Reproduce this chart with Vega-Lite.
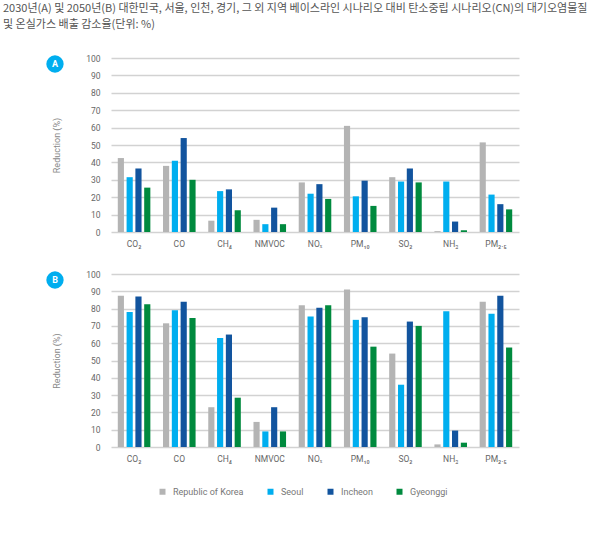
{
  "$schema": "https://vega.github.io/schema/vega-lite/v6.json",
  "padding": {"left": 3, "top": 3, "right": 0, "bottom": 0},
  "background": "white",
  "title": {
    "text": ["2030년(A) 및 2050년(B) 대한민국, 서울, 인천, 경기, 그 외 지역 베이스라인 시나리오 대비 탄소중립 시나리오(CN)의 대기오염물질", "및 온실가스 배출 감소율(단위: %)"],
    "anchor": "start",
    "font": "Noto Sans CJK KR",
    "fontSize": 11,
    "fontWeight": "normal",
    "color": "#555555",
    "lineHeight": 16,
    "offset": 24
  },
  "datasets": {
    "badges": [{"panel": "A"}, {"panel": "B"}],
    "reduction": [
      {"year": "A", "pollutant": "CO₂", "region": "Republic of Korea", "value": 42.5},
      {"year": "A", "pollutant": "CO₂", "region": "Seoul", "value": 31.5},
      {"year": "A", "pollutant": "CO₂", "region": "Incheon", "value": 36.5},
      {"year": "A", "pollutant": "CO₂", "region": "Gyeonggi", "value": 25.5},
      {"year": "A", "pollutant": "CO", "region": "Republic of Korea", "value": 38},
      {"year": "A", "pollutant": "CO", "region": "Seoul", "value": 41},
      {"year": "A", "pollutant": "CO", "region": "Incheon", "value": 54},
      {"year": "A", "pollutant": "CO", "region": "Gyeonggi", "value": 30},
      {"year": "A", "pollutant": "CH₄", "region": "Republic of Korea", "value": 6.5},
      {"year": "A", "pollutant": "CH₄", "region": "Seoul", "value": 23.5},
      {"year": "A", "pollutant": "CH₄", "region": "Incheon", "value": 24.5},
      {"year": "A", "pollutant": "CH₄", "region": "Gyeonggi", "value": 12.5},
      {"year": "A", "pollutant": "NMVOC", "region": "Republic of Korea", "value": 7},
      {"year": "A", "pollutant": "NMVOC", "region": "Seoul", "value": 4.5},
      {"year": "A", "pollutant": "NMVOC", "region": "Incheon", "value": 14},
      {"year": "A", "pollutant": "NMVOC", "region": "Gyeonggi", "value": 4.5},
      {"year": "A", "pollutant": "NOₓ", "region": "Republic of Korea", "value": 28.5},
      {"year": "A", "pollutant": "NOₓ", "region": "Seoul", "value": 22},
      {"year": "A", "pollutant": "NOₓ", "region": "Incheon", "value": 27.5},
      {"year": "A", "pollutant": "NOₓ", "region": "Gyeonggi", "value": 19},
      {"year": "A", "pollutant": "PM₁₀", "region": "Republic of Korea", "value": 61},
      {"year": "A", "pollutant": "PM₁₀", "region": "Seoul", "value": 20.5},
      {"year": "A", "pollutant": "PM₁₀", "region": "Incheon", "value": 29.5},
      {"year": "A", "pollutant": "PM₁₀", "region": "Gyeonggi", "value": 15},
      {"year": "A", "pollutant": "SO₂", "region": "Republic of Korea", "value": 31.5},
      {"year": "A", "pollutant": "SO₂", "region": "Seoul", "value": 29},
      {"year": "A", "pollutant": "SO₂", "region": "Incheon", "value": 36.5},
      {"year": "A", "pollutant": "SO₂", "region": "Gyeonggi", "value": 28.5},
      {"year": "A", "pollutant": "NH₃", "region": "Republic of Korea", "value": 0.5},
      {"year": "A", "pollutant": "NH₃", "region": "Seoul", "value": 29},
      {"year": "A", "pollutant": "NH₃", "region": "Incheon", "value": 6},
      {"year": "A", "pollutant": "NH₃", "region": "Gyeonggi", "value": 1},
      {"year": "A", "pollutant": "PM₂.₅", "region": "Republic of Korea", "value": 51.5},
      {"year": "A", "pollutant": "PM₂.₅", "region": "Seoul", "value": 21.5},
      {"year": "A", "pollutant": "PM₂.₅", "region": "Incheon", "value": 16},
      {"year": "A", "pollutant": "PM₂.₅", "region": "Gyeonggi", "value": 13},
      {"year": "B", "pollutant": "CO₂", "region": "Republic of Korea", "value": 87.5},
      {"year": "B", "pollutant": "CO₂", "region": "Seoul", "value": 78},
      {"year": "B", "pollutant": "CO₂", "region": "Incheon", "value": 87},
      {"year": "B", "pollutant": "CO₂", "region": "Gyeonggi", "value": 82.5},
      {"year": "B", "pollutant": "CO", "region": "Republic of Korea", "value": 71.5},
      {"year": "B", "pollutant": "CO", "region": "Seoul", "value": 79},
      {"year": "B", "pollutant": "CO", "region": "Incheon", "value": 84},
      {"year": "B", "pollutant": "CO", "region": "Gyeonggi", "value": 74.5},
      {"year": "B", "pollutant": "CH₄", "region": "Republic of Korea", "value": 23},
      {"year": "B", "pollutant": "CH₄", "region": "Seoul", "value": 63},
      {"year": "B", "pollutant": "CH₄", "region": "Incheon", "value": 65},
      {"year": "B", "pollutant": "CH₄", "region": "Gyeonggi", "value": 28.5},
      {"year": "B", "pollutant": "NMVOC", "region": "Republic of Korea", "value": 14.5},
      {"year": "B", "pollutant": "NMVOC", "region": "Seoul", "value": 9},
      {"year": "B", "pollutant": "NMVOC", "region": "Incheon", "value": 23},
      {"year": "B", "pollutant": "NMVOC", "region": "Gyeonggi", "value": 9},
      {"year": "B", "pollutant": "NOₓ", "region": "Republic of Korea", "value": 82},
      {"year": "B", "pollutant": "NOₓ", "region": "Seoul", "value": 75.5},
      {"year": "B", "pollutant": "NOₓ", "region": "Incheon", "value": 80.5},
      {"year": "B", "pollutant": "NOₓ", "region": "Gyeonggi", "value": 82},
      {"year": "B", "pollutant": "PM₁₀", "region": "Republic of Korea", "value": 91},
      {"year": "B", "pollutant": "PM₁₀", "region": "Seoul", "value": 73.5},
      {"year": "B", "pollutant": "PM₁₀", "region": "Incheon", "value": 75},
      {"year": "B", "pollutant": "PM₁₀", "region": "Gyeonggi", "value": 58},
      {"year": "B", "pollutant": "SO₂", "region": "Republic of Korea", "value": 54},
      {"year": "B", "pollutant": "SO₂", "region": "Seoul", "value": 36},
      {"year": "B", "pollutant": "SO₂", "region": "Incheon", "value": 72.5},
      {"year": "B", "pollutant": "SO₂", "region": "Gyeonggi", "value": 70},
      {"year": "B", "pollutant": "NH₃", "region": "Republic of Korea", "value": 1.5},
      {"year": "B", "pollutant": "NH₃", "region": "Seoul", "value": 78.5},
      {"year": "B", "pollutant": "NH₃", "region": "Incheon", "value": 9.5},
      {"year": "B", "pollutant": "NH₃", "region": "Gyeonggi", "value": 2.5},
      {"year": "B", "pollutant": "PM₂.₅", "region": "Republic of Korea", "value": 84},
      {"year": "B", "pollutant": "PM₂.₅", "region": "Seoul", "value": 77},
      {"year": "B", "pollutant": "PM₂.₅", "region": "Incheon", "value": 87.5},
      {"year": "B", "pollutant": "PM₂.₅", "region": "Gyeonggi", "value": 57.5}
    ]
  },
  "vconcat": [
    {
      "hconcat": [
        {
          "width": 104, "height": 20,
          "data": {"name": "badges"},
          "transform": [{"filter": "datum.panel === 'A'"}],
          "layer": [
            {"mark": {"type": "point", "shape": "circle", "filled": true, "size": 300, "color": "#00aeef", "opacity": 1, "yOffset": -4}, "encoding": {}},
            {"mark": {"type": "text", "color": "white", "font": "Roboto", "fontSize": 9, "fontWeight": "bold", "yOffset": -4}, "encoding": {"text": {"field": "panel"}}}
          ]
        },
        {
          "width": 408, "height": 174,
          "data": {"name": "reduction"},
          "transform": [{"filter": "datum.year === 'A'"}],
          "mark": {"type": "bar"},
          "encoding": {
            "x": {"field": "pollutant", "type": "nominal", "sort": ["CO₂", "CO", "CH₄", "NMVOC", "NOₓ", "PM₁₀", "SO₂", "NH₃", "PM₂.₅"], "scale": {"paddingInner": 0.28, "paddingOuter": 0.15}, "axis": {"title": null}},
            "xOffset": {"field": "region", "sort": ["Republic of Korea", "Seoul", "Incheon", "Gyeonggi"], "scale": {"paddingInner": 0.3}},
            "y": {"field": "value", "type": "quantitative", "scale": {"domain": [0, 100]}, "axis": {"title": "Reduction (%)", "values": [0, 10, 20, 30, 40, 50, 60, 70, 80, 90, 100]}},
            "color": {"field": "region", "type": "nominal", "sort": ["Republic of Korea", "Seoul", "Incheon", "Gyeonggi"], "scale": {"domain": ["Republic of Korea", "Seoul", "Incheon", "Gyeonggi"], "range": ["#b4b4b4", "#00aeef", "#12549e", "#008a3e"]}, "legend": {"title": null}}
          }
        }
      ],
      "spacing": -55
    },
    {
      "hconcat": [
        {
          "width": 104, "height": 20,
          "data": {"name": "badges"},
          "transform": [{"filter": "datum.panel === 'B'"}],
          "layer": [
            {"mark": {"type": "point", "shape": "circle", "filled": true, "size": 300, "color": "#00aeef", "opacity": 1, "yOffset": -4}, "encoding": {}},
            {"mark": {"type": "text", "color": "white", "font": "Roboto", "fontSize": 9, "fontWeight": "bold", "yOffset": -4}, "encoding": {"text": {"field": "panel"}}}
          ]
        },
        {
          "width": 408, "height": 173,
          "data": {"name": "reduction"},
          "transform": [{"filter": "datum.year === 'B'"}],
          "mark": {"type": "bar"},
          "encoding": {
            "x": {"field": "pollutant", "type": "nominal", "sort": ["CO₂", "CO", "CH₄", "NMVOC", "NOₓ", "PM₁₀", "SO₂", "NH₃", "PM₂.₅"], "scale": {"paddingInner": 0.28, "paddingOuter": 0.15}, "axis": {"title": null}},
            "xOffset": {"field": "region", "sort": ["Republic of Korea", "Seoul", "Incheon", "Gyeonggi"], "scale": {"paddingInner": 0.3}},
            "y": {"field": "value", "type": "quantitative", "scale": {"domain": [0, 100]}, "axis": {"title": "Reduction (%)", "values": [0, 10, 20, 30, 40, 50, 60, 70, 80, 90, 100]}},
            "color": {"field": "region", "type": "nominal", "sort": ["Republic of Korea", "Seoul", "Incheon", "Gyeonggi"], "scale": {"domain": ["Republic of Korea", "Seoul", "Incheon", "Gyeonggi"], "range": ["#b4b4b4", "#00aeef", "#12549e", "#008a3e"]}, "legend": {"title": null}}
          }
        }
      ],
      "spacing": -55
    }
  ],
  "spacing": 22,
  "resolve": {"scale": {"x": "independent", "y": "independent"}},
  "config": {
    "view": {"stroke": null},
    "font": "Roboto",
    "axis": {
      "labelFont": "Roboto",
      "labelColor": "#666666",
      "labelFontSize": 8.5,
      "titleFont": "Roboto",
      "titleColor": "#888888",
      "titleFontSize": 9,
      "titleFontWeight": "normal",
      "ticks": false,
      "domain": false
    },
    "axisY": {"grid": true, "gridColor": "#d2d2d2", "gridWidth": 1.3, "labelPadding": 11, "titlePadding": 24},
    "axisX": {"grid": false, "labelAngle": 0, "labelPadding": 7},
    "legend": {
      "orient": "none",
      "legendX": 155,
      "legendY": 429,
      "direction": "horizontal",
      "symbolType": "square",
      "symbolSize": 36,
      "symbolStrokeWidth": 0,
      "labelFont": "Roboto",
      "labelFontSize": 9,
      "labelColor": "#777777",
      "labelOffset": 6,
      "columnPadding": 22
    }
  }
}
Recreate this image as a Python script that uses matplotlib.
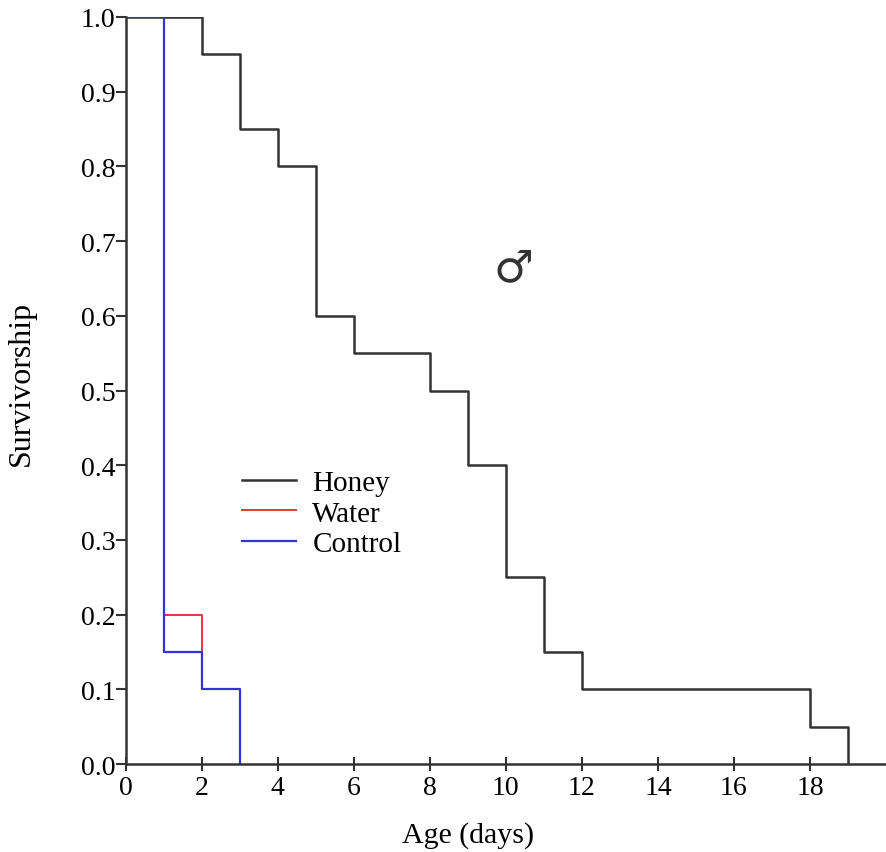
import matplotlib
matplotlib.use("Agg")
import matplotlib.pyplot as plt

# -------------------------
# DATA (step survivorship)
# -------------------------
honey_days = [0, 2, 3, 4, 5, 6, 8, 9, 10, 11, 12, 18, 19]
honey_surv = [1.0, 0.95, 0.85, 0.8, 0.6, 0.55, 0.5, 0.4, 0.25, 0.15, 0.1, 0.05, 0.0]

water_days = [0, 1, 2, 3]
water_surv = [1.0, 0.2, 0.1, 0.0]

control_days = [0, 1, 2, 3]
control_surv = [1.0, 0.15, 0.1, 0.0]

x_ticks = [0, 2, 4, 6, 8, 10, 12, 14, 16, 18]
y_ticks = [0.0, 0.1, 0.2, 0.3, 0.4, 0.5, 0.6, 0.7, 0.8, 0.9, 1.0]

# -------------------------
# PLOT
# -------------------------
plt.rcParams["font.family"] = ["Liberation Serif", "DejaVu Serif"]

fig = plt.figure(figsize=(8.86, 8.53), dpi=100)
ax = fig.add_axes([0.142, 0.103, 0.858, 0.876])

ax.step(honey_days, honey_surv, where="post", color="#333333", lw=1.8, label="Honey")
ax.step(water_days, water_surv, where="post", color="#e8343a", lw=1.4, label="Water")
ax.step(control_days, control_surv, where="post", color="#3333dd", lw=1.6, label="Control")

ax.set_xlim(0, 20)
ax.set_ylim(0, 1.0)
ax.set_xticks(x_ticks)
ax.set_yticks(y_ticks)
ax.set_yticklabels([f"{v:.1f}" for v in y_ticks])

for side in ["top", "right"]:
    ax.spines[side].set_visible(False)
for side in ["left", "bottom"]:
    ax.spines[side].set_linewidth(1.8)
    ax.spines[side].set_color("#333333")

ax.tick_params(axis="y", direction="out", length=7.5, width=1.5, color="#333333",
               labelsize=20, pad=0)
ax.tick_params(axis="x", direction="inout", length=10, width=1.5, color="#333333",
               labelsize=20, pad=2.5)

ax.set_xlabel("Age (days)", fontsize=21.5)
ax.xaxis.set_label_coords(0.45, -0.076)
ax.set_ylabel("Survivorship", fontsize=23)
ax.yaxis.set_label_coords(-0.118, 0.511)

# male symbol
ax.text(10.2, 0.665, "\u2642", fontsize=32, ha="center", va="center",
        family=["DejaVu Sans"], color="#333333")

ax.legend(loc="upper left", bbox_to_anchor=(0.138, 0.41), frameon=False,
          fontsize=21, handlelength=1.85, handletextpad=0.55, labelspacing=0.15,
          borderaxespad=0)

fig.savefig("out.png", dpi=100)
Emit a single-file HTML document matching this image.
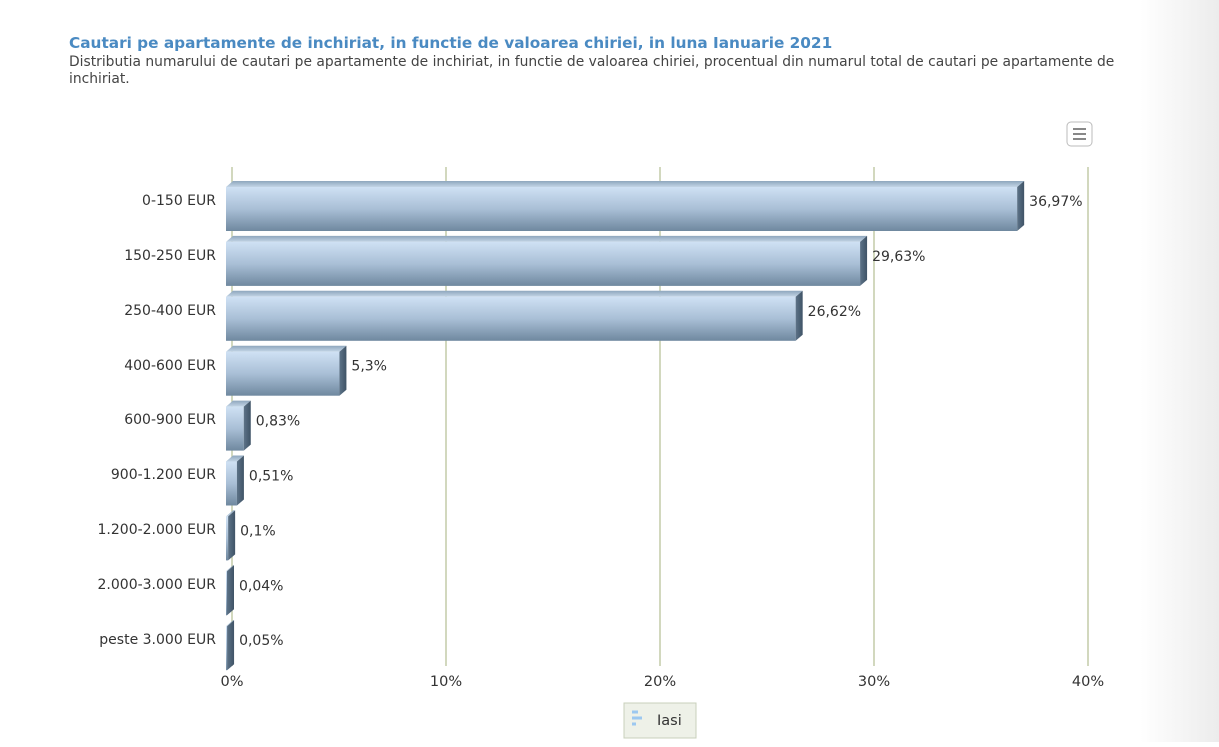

------------------------------------------------------------

## Goal of the exercise
Looking at the records above, work out how many lines include the string "image". Give the number and nothing else.

## Problem solution
2